Surprise. Dès les premières bouffées, il s’avère que le terroir s’exprime tout de même. Certes je goûte la griffe maison avec de l’aigre-doux épicé et poivré, du boisé et des fruits secs, mais ce qui me frappe également, c’est un goût terreux que je ne retrouve pas dans les autres virginias rouges de McClelland. Et les premières secondes, avant que l’acide balsamique ne s’en mêle, je note l’opulente douceur du virginia.

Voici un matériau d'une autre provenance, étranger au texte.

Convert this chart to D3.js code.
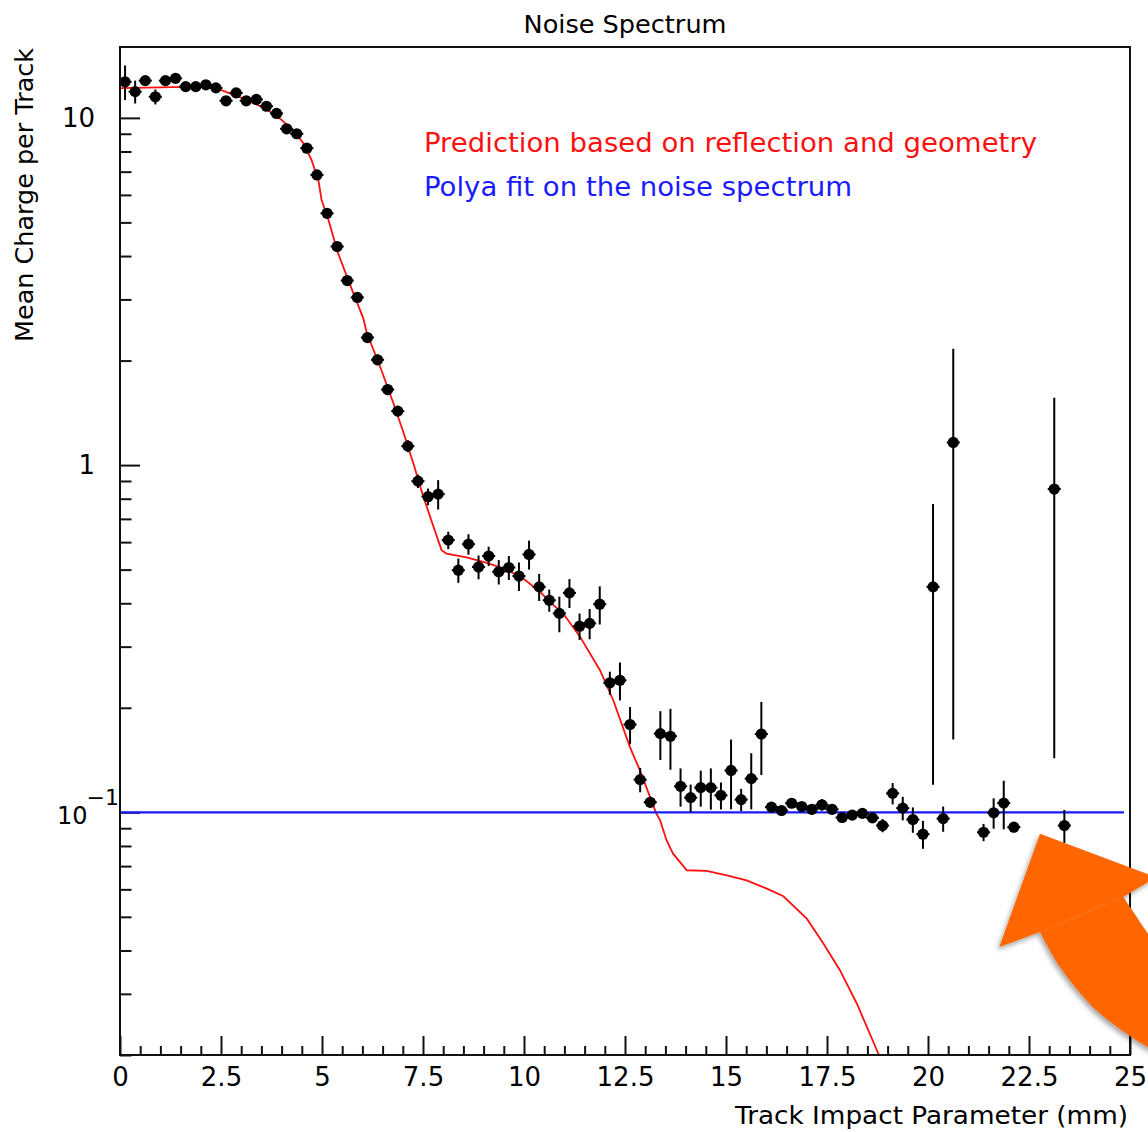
<!DOCTYPE html>
<html>
<head>
<meta charset="utf-8">
<script src="https://cdn.jsdelivr.net/npm/d3@7"></script>
<style>
  html, body { margin: 0; padding: 0; background: #fff; overflow: hidden; }
  svg { display: block; }
  text { font-family: "DejaVu Sans", "Liberation Sans", sans-serif; fill: #000; }
</style>
</head>
<body>
<script>
// ---- measured noise spectrum: bin centre (mm), mean charge, uncertainty ----
const impactParam = [
  0.125, 0.375, 0.625, 0.875, 1.125, 1.375, 1.625, 1.875, 2.125, 2.375,
  2.625, 2.875, 3.125, 3.375, 3.625, 3.875, 4.125, 4.375, 4.625, 4.875,
  5.125, 5.375, 5.625, 5.875, 6.125, 6.375, 6.625, 6.875, 7.125, 7.375,
  7.625, 7.875, 8.125, 8.375, 8.625, 8.875, 9.125, 9.375, 9.625, 9.875,
  10.125, 10.375, 10.625, 10.875, 11.125, 11.375, 11.625, 11.875, 12.125, 12.375,
  12.625, 12.875, 13.125, 13.375, 13.625, 13.875, 14.125, 14.375, 14.625, 14.875,
  15.125, 15.375, 15.625, 15.875, 16.125, 16.375, 16.625, 16.875, 17.125, 17.375,
  17.625, 17.875, 18.125, 18.375, 18.625, 18.875, 19.125, 19.375, 19.625, 19.875,
  20.125, 20.375, 20.625, 21.375, 21.625, 21.875, 22.125, 23.125, 23.375
];
const meanCharge = [
  12.7, 11.9, 12.8, 11.5, 12.8, 13.0, 12.3, 12.3, 12.45, 12.2,
  11.2, 11.8, 11.2, 11.3, 10.8, 10.3, 9.3, 9.0, 8.18, 6.85,
  5.31, 4.26, 3.40, 3.04, 2.33, 2.01, 1.65, 1.43, 1.134, 0.899,
  0.811, 0.825, 0.608, 0.498, 0.592, 0.509, 0.547, 0.493, 0.507, 0.479,
  0.553, 0.446, 0.408, 0.374, 0.4285, 0.3436, 0.350, 0.3975, 0.236, 0.240,
  0.179, 0.1242, 0.1069, 0.1685, 0.1656, 0.1188, 0.1102, 0.1178, 0.1178, 0.1119,
  0.132, 0.1088, 0.125, 0.168, 0.1035, 0.1012, 0.1062, 0.1039, 0.102, 0.1051,
  0.102, 0.0966, 0.0982, 0.0993, 0.0964, 0.0916, 0.1134, 0.1028, 0.0953, 0.0865,
  0.446, 0.0959, 1.162, 0.0876, 0.0997, 0.1063, 0.0906, 0.853, 0.0916
];
const chargeErr = [
  1.45, 0.9, 0.4, 0.57, 0.4, 0.4, 0.35, 0.35, 0.35, 0.35,
  0.35, 0.3, 0.3, 0.3, 0.3, 0.25, 0.25, 0.25, 0.25, 0.2,
  0.15, 0.12, 0.1, 0.09, 0.07, 0.07, 0.06, 0.05, 0.045, 0.04,
  0.045, 0.08, 0.035, 0.04, 0.04, 0.04, 0.035, 0.04, 0.04, 0.045,
  0.053, 0.04, 0.03, 0.044, 0.041, 0.03, 0.035, 0.05, 0.018, 0.03,
  0.022, 0.01, 0.004, 0.027, 0.033, 0.015, 0.01, 0.014, 0.016, 0.01,
  0.03, 0.008, 0.023, 0.04, 0.003, 0.003, 0.003, 0.003, 0.003, 0.004,
  0.003, 0.003, 0.003, 0.003, 0.003, 0.004, 0.008, 0.008, 0.008, 0.008,
  0.326, 0.008, 1.0, 0.005, 0.01, 0.017, 0.003, 0.71, 0.01
];
const binHalfWidth = 0.125;

// ---- prediction from reflection and geometry ----
const predX = [
  0, 1.98, 2.31, 2.64, 3.14, 3.63, 4.0, 4.29, 4.54, 4.74,
  4.91, 4.99, 5.16, 5.40, 5.65, 6.02, 6.11, 6.44, 6.77, 7.01,
  7.26, 7.51, 7.76, 7.96, 8.08, 8.58, 9.08, 9.57, 9.98, 10.40,
  10.64, 10.97, 11.39, 11.88, 12.21, 12.62, 12.87, 13.27, 13.37, 13.53,
  13.69, 14.03, 14.52, 15.02, 15.51, 16.01, 16.42, 17.0, 17.41, 17.82,
  18.24, 18.77, 18.9
];
const predY = [
  12.18, 12.31, 12.26, 11.86, 11.27, 10.59, 9.87, 9.19, 8.45, 7.57,
  6.63, 5.80, 5.08, 4.07, 3.41, 2.65, 2.40, 1.92, 1.505, 1.247,
  1.012, 0.81, 0.664, 0.569, 0.556, 0.542, 0.523, 0.5005, 0.4715, 0.4315,
  0.4036, 0.3737, 0.320, 0.2566, 0.2103, 0.1543, 0.132, 0.0995, 0.0948, 0.083,
  0.076, 0.0681, 0.0678, 0.0658, 0.0637, 0.0603, 0.0573, 0.0494, 0.0419, 0.0351,
  0.0281, 0.0202, 0.0188
];

// ---- Polya fit level on the noise spectrum ----
const polyaLevel = 0.1;
const polyaRange = [0, 24.85];

// ---- axis tick labels ----
const xTickValues = [0, 2.5, 5, 7.5, 10, 12.5, 15, 17.5, 20, 22.5, 25];
const xTickLabels = ["0", "2.5", "5", "7.5", "10", "12.5", "15", "17.5", "20", "22.5", "25"];
const yTickValues = [0.1, 1, 10];
const yTickLabels = ["10^-1", "1", "10"];

// ---- callout arrow outline (mm, mean charge) ----
const arrowHead = [[22.772, 0.08681], [25.644, 0.06498], [24.834, 0.05700], [22.772, 0.04519], [21.765, 0.04090]];
const arrowShaftLeft = [[22.772, 0.04519], [23.267, 0.03582], [24.084, 0.02747], [24.918, 0.02302], [25.446, 0.02107], [26.114, 0.01929], [26.98, 0.01746]];
const arrowShaftRight = [[24.834, 0.05700], [25.446, 0.04471], [25.99, 0.03622], [26.609, 0.02969], [27.228, 0.02515]];

const W = 1148, H = 1132;
const svg = d3.select("body").append("svg").attr("width", W).attr("height", H);

const x = d3.scaleLinear().domain([0, 25]).range([120, 1130]);
const y = d3.scaleLog().domain([0.02, 16]).range([1055, 47]);

const defs = svg.append("defs");
defs.append("clipPath").attr("id", "plot-clip")
  .append("rect").attr("x", 120).attr("y", 47).attr("width", 1010).attr("height", 1008);
const shadow = defs.append("filter").attr("id", "arrow-shadow")
  .attr("x", "-20%").attr("y", "-20%").attr("width", "140%").attr("height", "140%");
shadow.append("feDropShadow").attr("dx", -2).attr("dy", 3).attr("stdDeviation", 2.5)
  .attr("flood-color", "#000").attr("flood-opacity", 0.35);

// title
svg.append("text").attr("x", 625).attr("y", 33).attr("text-anchor", "middle")
  .attr("font-size", 25).attr("textLength", 203).attr("lengthAdjust", "spacingAndGlyphs")
  .text("Noise Spectrum");

// ---- axes ----
const axisStroke = "#111";
const xMinor = d3.range(0, 25.001, 0.5).filter(v => Math.abs(v / 2.5 - Math.round(v / 2.5)) > 1e-6);
const yMinor = [];
[0.01, 0.1, 1].forEach(d => { for (let m = 2; m <= 9; m++) { const v = d * m; if (v >= 0.02 && v <= 16) yMinor.push(v); } });

const gx = svg.append("g").attr("transform", "translate(0,1055)");
gx.call(d3.axisBottom(x).tickValues(xMinor).tickSize(-9).tickFormat(""));
gx.call(g => g.select(".domain").remove());
const gxMaj = svg.append("g").attr("transform", "translate(0,1055)");
gxMaj.call(d3.axisBottom(x).tickValues(xTickValues).tickSizeInner(-19).tickSizeOuter(0).tickPadding(13)
  .tickFormat((d, i) => xTickLabels[i]));
gxMaj.select(".domain").remove();
gxMaj.selectAll("text").attr("font-size", 26).attr("font-family", "DejaVu Sans");

const gy = svg.append("g").attr("transform", "translate(120,0)");
gy.call(d3.axisLeft(y).tickValues(yMinor).tickSize(-11.5).tickFormat(""));
gy.select(".domain").remove();
const gyMaj = svg.append("g").attr("transform", "translate(120,0)");
gyMaj.call(d3.axisLeft(y).tickValues(yTickValues).tickSizeInner(-20).tickSizeOuter(0).tickPadding(25)
  .tickFormat((d, i) => yTickLabels[i]));
gyMaj.select(".domain").remove();
gyMaj.selectAll("text").attr("font-size", 26).attr("font-family", "DejaVu Sans");
// power-of-ten label written with a superscript exponent
gyMaj.selectAll(".tick text").each(function () {
  const t = d3.select(this);
  const s = t.text();
  if (s.includes("^")) {
    const [base, exp] = s.split("^");
    t.text(null).attr("text-anchor", "start").attr("x", -63).attr("dy", "0.45em").attr("font-size", 24);
    t.append("tspan").text(base);
    t.append("tspan").attr("dy", -19).attr("dx", -1).attr("font-size", 22).text(exp.replace("-", "\u2212"));
  }
});
svg.selectAll(".tick line").attr("stroke", axisStroke).attr("stroke-width", 2);

// axis titles
svg.append("text").attr("x", 1128).attr("y", 1124).attr("text-anchor", "end")
  .attr("font-size", 25).attr("textLength", 393).attr("lengthAdjust", "spacingAndGlyphs")
  .text("Track Impact Parameter (mm)");
svg.append("text").attr("transform", "translate(33,48) rotate(-90)").attr("text-anchor", "end")
  .attr("font-size", 25).attr("textLength", 294).attr("lengthAdjust", "spacingAndGlyphs")
  .text("Mean Charge per Track");

// ---- curves ----
const plot = svg.append("g").attr("clip-path", "url(#plot-clip)");
const predLine = d3.line().x(d => x(d[0])).y(d => y(d[1]));
plot.append("path")
  .datum(predX.map((v, i) => [v, predY[i]]))
  .attr("d", predLine).attr("fill", "none").attr("stroke", "#ff1010").attr("stroke-width", 1.8);

plot.append("line")
  .attr("x1", x(polyaRange[0])).attr("x2", x(polyaRange[1]))
  .attr("y1", y(polyaLevel)).attr("y2", y(polyaLevel))
  .attr("stroke", "#1a1aff").attr("stroke-width", 2.2);

// ---- measured points with error bars ----
const pts = impactParam.map((v, i) => ({ x: v, y: meanCharge[i], e: chargeErr[i] }));
const pg = plot.append("g");
pg.selectAll("line.ey").data(pts).join("line").attr("class", "ey")
  .attr("x1", d => x(d.x)).attr("x2", d => x(d.x))
  .attr("y1", d => y(Math.max(d.y - d.e, 0.015))).attr("y2", d => y(d.y + d.e))
  .attr("stroke", "#000").attr("stroke-width", 2);
pg.selectAll("line.ex").data(pts).join("line").attr("class", "ex")
  .attr("x1", d => x(d.x - binHalfWidth) - 1.5).attr("x2", d => x(d.x + binHalfWidth) + 1.5)
  .attr("y1", d => y(d.y)).attr("y2", d => y(d.y))
  .attr("stroke", "#000").attr("stroke-width", 2);
pg.selectAll("circle").data(pts).join("circle")
  .attr("cx", d => x(d.x)).attr("cy", d => y(d.y)).attr("r", 5.6).attr("fill", "#000");

// legend text
svg.append("text").attr("x", 424).attr("y", 152).attr("font-size", 26)
  .attr("textLength", 613).attr("lengthAdjust", "spacingAndGlyphs")
  .style("fill", "#ff1010").text("Prediction based on reflection and geometry");
svg.append("text").attr("x", 424).attr("y", 196).attr("font-size", 26)
  .attr("textLength", 428).attr("lengthAdjust", "spacingAndGlyphs")
  .style("fill", "#1a1aff").text("Polya fit on the noise spectrum");

// frame
svg.append("rect").attr("x", 120).attr("y", 47).attr("width", 1010).attr("height", 1008)
  .attr("fill", "none").attr("stroke", axisStroke).attr("stroke-width", 2);

// ---- callout arrow ----
const arrowG = svg.append("g").attr("filter", "url(#arrow-shadow)");
arrowG.append("path")
  .attr("d", d3.line().x(d => x(d[0])).y(d => y(d[1])).curve(d3.curveLinearClosed)(arrowHead))
  .attr("fill", "#ff6600");
const edge = d3.line().x(d => x(d[0])).y(d => y(d[1])).curve(d3.curveCatmullRom);
const shaftD = edge(arrowShaftLeft) + "L" + edge(arrowShaftRight.slice().reverse()).slice(1) + "Z";
arrowG.append("path").attr("d", shaftD).attr("fill", "#ff6600");
</script>
</body>
</html>
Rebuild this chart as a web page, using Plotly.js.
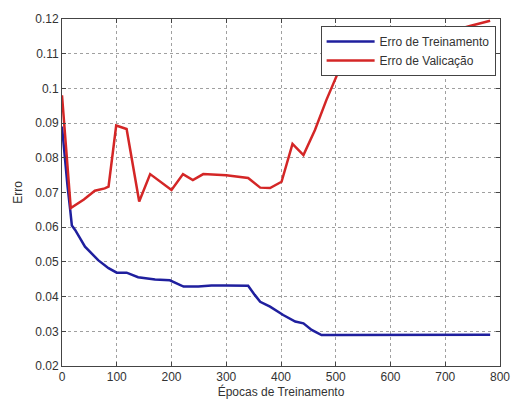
<!DOCTYPE html>
<html>
<head>
<meta charset="utf-8">
<script src="https://cdn.plot.ly/plotly-3.0.1.min.js"></script>
<style>html,body{margin:0;padding:0;background:#fff;}#chart{width:511px;height:400px;}</style>
</head>
<body>
<div id="chart"></div>
<script>
const trainX = [0, 5, 10, 15, 18, 24, 42, 66, 85, 100, 118, 139, 170, 197, 222, 249, 273, 300, 340, 352, 362, 380, 404, 426, 441, 456, 474, 500, 600, 700, 782];
const trainY = [0.089, 0.080, 0.072, 0.065, 0.0605, 0.0592, 0.0544, 0.0505, 0.0482, 0.0469, 0.0469, 0.0456, 0.0449, 0.0447, 0.0429, 0.0429, 0.0432, 0.0432, 0.0431, 0.0405, 0.0385, 0.0371, 0.0347, 0.0328, 0.0323, 0.0304, 0.0289, 0.0289, 0.0289, 0.0289, 0.029];
const valX = [0, 16, 40, 60, 78, 85, 99, 118, 141, 161, 200, 221, 239, 258, 300, 340, 362, 380, 401, 421, 441, 462, 483, 504, 560, 640, 700, 745, 782];
const valY = [0.098, 0.0655, 0.068, 0.0705, 0.0712, 0.0717, 0.0893, 0.0883, 0.0674, 0.0753, 0.0707, 0.0753, 0.0736, 0.0753, 0.0750, 0.0742, 0.0714, 0.0713, 0.0731, 0.084, 0.0808, 0.088, 0.0967, 0.1045, 0.109, 0.113, 0.116, 0.118, 0.1195];
const names = ["Erro de Treinamento", "Erro de Valicação"];
const xTitle = "Épocas de Treinamento";
const yTitle = "Erro";

const font = "Liberation Sans, Arial, sans-serif";
const data = [
  {x: trainX, y: trainY, name: names[0], mode: "lines", line: {color: "#1f1f9e", width: 2.5}},
  {x: valX, y: valY, name: names[1], mode: "lines", line: {color: "#d42626", width: 2.5}}
];
const axisCommon = {
  showline: true, linecolor: "#444", linewidth: 1, mirror: "ticks",
  ticks: "inside", ticklen: 4, tickcolor: "#444",
  showgrid: true, gridcolor: "#a0a0a0", griddash: "dot", gridwidth: 1,
  zeroline: false, tickfont: {family: font, size: 12, color: "#333"}
};
const layout = {
  width: 511, height: 400,
  margin: {l: 62, r: 11, t: 19, b: 34},
  paper_bgcolor: "#fff", plot_bgcolor: "#fff",
  showlegend: true,
  legend: {x: 0.99, y: 0.98, xanchor: "right", yanchor: "top",
    bgcolor: "#fff", bordercolor: "#444", borderwidth: 1, itemwidth: 48,
    font: {family: font, size: 12, color: "#333"}, tracegroupgap: 0},
  xaxis: Object.assign({}, axisCommon, {range: [0, 800], dtick: 100, tick0: 0,
    title: {text: xTitle, font: {family: font, size: 12, color: "#333"}, standoff: 3}}),
  yaxis: Object.assign({}, axisCommon, {range: [0.02, 0.12], dtick: 0.01, tick0: 0.02,
    title: {text: yTitle, font: {family: font, size: 12, color: "#333"}, standoff: 10}})
};
Plotly.newPlot("chart", data, layout, {displayModeBar: false, staticPlot: true});
</script>
</body>
</html>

Après l’introduction et les premières variations, la fumée se stabilise et on découvre alors un tabac parfaitement équilibré qui n’a plus grand-chose en commun avec le nez. Plutôt que le ketchup, je goûte des épices comme le poivre ou le gingembre, alors que le fruité, le boisé et le terreux se font plus discrets. Le piquant des épices est renforcé par une acidité très présente, mais efficacement contrebalancée par la sucrosité, ce qui fait que la fumée n’attaque ni la langue ni les muqueuses. Si le Christmas Cheer 2014 est passablement complexe, il ne vise ni la finesse ni la subtilité. C’est au contraire un tabac dense qui me semble trop intense pour servir de all day smoke. D’ailleurs, je ne me vois pas le fumer dans des pipes au volume XL.

En cours de route je n’observe pas d’évolutivité particulière. Par contre, je note la combustion parfaite qui me permet de finir les pipes sans rallumages. Quant au taux en vitamine N, on est dans une bonne moyenne.

Le mythe de McClelland était avant tout fondé sur la qualité de ses red virginias et sur le traitement tout particulier qu’ils subissaient. Le Christmas Cheer 2014 confirme cette réputation. Il montre avec autorité de quoi est capable du pur virginia sélectionné avec soin et travaillé avec passion et savoir-faire.